* EXERCISE BRIEF
Write out the listing, please, but only from its first line through the line containing "2.27, 2.25, 2.15, 1.83, 1.41, 1.16]", exactly as given and without pictures.

_ _ _ _ _ _ _

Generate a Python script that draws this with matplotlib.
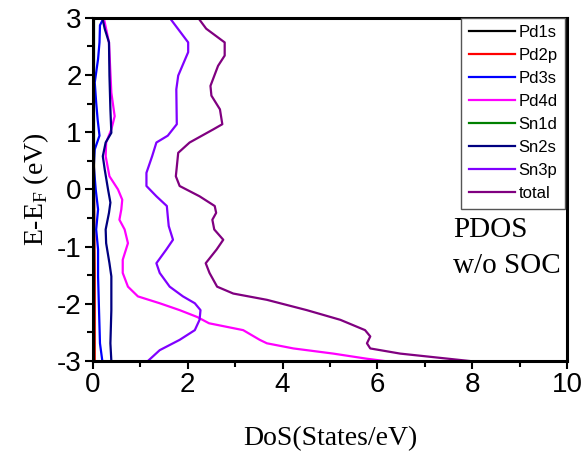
import matplotlib
matplotlib.use("Agg")
import matplotlib.pyplot as plt
from matplotlib.ticker import MultipleLocator

# projected DoS (states/eV) against energy E - E_F (eV), one grid per orbital
pd1s_e = [3.0, 1.5, 0.0, -1.5, -3.0]
pd1s_dos = [0.01, 0.01, 0.01, 0.01, 0.01]

pd2p_e = [3.0, 1.0, -0.5, -1.5, -3.0]
pd2p_dos = [0.02, 0.02, 0.03, 0.04, 0.04]

pd3s_e = [3.0, 2.87, 2.57, 2.28, 1.87, 1.52, 1.23, 0.94, 0.70, 0.41, 0.0,
          -0.35, -0.70, -1.05, -1.52, -2.11, -2.69, -3.0]
pd3s_dos = [0.23, 0.15, 0.14, 0.11, 0.04, 0.07, 0.10, 0.14, 0.04, 0.02, 0.06,
            0.11, 0.07, 0.11, 0.11, 0.13, 0.15, 0.20]

pd4d_e = [3.0, 2.57, 1.69, 1.28, 1.05, 0.82, 0.58, 0.23, 0.0, -0.18, -0.35,
          -0.53, -0.70, -0.94, -1.23, -1.46, -1.70, -1.87, -1.99, -2.11,
          -2.23, -2.34, -2.46, -2.63, -2.69, -2.78, -2.87, -2.96, -3.0]
pd4d_dos = [0.23, 0.34, 0.39, 0.46, 0.39, 0.28, 0.27, 0.35, 0.53, 0.62, 0.60,
            0.56, 0.67, 0.74, 0.63, 0.63, 0.74, 0.95, 1.41, 1.83, 2.20, 2.45,
            3.17, 3.52, 3.67, 4.23, 5.07, 5.78, 6.15]

sn1d_e = [3.0, 1.5, 0.0, -1.5, -3.0]
sn1d_dos = [0.02, 0.02, 0.02, 0.02, 0.02]

sn2s_e = [3.0, 2.81, 2.57, 1.99, 1.40, 0.99, 0.82, 0.58, 0.35, 0.0, -0.23,
          -0.41, -0.70, -0.94, -1.29, -1.52, -2.11, -2.69, -3.0]
sn2s_dos = [0.20, 0.25, 0.34, 0.35, 0.37, 0.39, 0.27, 0.21, 0.25, 0.32, 0.37,
            0.34, 0.27, 0.28, 0.35, 0.39, 0.39, 0.37, 0.39]

sn3p_e = [3.0, 2.57, 2.40, 1.99, 1.75, 1.14, 0.94, 0.82, 0.58, 0.29, 0.06,
          -0.12, -0.29, -0.47, -0.64, -0.88, -1.05, -1.29, -1.46, -1.70,
          -1.87, -1.99, -2.11, -2.28, -2.46, -2.63, -2.81, -3.0]
sn3p_dos = [1.62, 2.01, 2.01, 1.80, 1.76, 1.77, 1.58, 1.34, 1.25, 1.13, 1.13,
            1.34, 1.56, 1.58, 1.60, 1.69, 1.55, 1.34, 1.41, 1.62, 1.90, 2.15,
            2.27, 2.25, 2.15, 1.83, 1.41, 1.16]

total_e = [3.0, 2.81, 2.57, 2.34, 2.16, 1.81, 1.64, 1.40, 1.14, 1.05, 0.82,
           0.64, 0.23, 0.06, -0.12, -0.29, -0.41, -0.53, -0.70, -0.88,
           -1.05, -1.29, -1.46, -1.70, -1.82, -1.93, -2.11, -2.28, -2.46,
           -2.57, -2.69, -2.78, -2.87, -3.0]
total_dos = [2.22, 2.39, 2.78, 2.78, 2.64, 2.48, 2.50, 2.68, 2.73, 2.54, 2.04,
             1.80, 1.75, 1.83, 2.25, 2.57, 2.60, 2.52, 2.56, 2.75, 2.61,
             2.38, 2.46, 2.62, 2.96, 3.67, 4.51, 5.22, 5.74, 5.85, 5.78,
             5.85, 6.48, 7.95]

series = [
    ("Pd1s", pd1s_e, pd1s_dos, "black"),
    ("Pd2p", pd2p_e, pd2p_dos, "red"),
    ("Pd3s", pd3s_e, pd3s_dos, "blue"),
    ("Pd4d", pd4d_e, pd4d_dos, "#ff00ff"),
    ("Sn1d", sn1d_e, sn1d_dos, "green"),
    ("Sn2s", sn2s_e, sn2s_dos, "navy"),
    ("Sn3p", sn3p_e, sn3p_dos, "#8000ff"),
    ("total", total_e, total_dos, "purple"),
]

plt.rcParams["font.family"] = "Liberation Sans"
plt.rcParams["axes.unicode_minus"] = False

fig = plt.figure(figsize=(5.84, 4.57), dpi=100)
ax = fig.add_axes([0.159, 0.21, 0.812, 0.751])

for name, e, dos, color in series:
    ax.plot(dos, e, color=color, lw=1.6, label=name)

ax.set_xlim(0, 10)
ax.set_ylim(-3, 3)
ax.xaxis.set_major_locator(MultipleLocator(2))
ax.xaxis.set_minor_locator(MultipleLocator(1))
ax.yaxis.set_major_locator(MultipleLocator(1))
ax.yaxis.set_minor_locator(MultipleLocator(0.5))
ax.tick_params(which="both", direction="out", width=1.5, labelsize=20,
               top=False, right=False, pad=2)
ax.tick_params(which="major", length=6)
ax.tick_params(which="minor", length=4)
for sp in ax.spines.values():
    sp.set_linewidth(2.2)

serif = "Liberation Serif"
ax.set_xlabel("DoS(States/eV)", family=serif, fontsize=20, labelpad=20)
ax.set_ylabel(r"E-E$_\mathregular{F}$ (eV)", family=serif, fontsize=20,
              labelpad=4)

# annotation, one line per text so the baselines sit where wanted
ax.text(0.76, 0.362, "PDOS", transform=ax.transAxes, family=serif,
        fontsize=21, ha="left", va="baseline")
ax.text(0.76, 0.257, "w/o SOC", transform=ax.transAxes, family=serif,
        fontsize=21, ha="left", va="baseline")

leg = ax.legend(loc="upper right", bbox_to_anchor=(0.996, 1.0), fontsize=12,
                handlelength=2.8, handletextpad=0.2, labelspacing=0.48,
                borderpad=0.45, fancybox=False, framealpha=1,
                edgecolor="#555555", borderaxespad=0)
leg.get_frame().set_linewidth(1.0)

fig.savefig("out.png", dpi=100)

_ _ _ _ _ _ _

* TASK ANSWER
Generate a Python script that draws this with matplotlib.
import matplotlib
matplotlib.use("Agg")
import matplotlib.pyplot as plt
from matplotlib.ticker import MultipleLocator

# projected DoS (states/eV) against energy E - E_F (eV), one grid per orbital
pd1s_e = [3.0, 1.5, 0.0, -1.5, -3.0]
pd1s_dos = [0.01, 0.01, 0.01, 0.01, 0.01]

pd2p_e = [3.0, 1.0, -0.5, -1.5, -3.0]
pd2p_dos = [0.02, 0.02, 0.03, 0.04, 0.04]

pd3s_e = [3.0, 2.87, 2.57, 2.28, 1.87, 1.52, 1.23, 0.94, 0.70, 0.41, 0.0,
          -0.35, -0.70, -1.05, -1.52, -2.11, -2.69, -3.0]
pd3s_dos = [0.23, 0.15, 0.14, 0.11, 0.04, 0.07, 0.10, 0.14, 0.04, 0.02, 0.06,
            0.11, 0.07, 0.11, 0.11, 0.13, 0.15, 0.20]

pd4d_e = [3.0, 2.57, 1.69, 1.28, 1.05, 0.82, 0.58, 0.23, 0.0, -0.18, -0.35,
          -0.53, -0.70, -0.94, -1.23, -1.46, -1.70, -1.87, -1.99, -2.11,
          -2.23, -2.34, -2.46, -2.63, -2.69, -2.78, -2.87, -2.96, -3.0]
pd4d_dos = [0.23, 0.34, 0.39, 0.46, 0.39, 0.28, 0.27, 0.35, 0.53, 0.62, 0.60,
            0.56, 0.67, 0.74, 0.63, 0.63, 0.74, 0.95, 1.41, 1.83, 2.20, 2.45,
            3.17, 3.52, 3.67, 4.23, 5.07, 5.78, 6.15]

sn1d_e = [3.0, 1.5, 0.0, -1.5, -3.0]
sn1d_dos = [0.02, 0.02, 0.02, 0.02, 0.02]

sn2s_e = [3.0, 2.81, 2.57, 1.99, 1.40, 0.99, 0.82, 0.58, 0.35, 0.0, -0.23,
          -0.41, -0.70, -0.94, -1.29, -1.52, -2.11, -2.69, -3.0]
sn2s_dos = [0.20, 0.25, 0.34, 0.35, 0.37, 0.39, 0.27, 0.21, 0.25, 0.32, 0.37,
            0.34, 0.27, 0.28, 0.35, 0.39, 0.39, 0.37, 0.39]

sn3p_e = [3.0, 2.57, 2.40, 1.99, 1.75, 1.14, 0.94, 0.82, 0.58, 0.29, 0.06,
          -0.12, -0.29, -0.47, -0.64, -0.88, -1.05, -1.29, -1.46, -1.70,
          -1.87, -1.99, -2.11, -2.28, -2.46, -2.63, -2.81, -3.0]
sn3p_dos = [1.62, 2.01, 2.01, 1.80, 1.76, 1.77, 1.58, 1.34, 1.25, 1.13, 1.13,
            1.34, 1.56, 1.58, 1.60, 1.69, 1.55, 1.34, 1.41, 1.62, 1.90, 2.15,
            2.27, 2.25, 2.15, 1.83, 1.41, 1.16]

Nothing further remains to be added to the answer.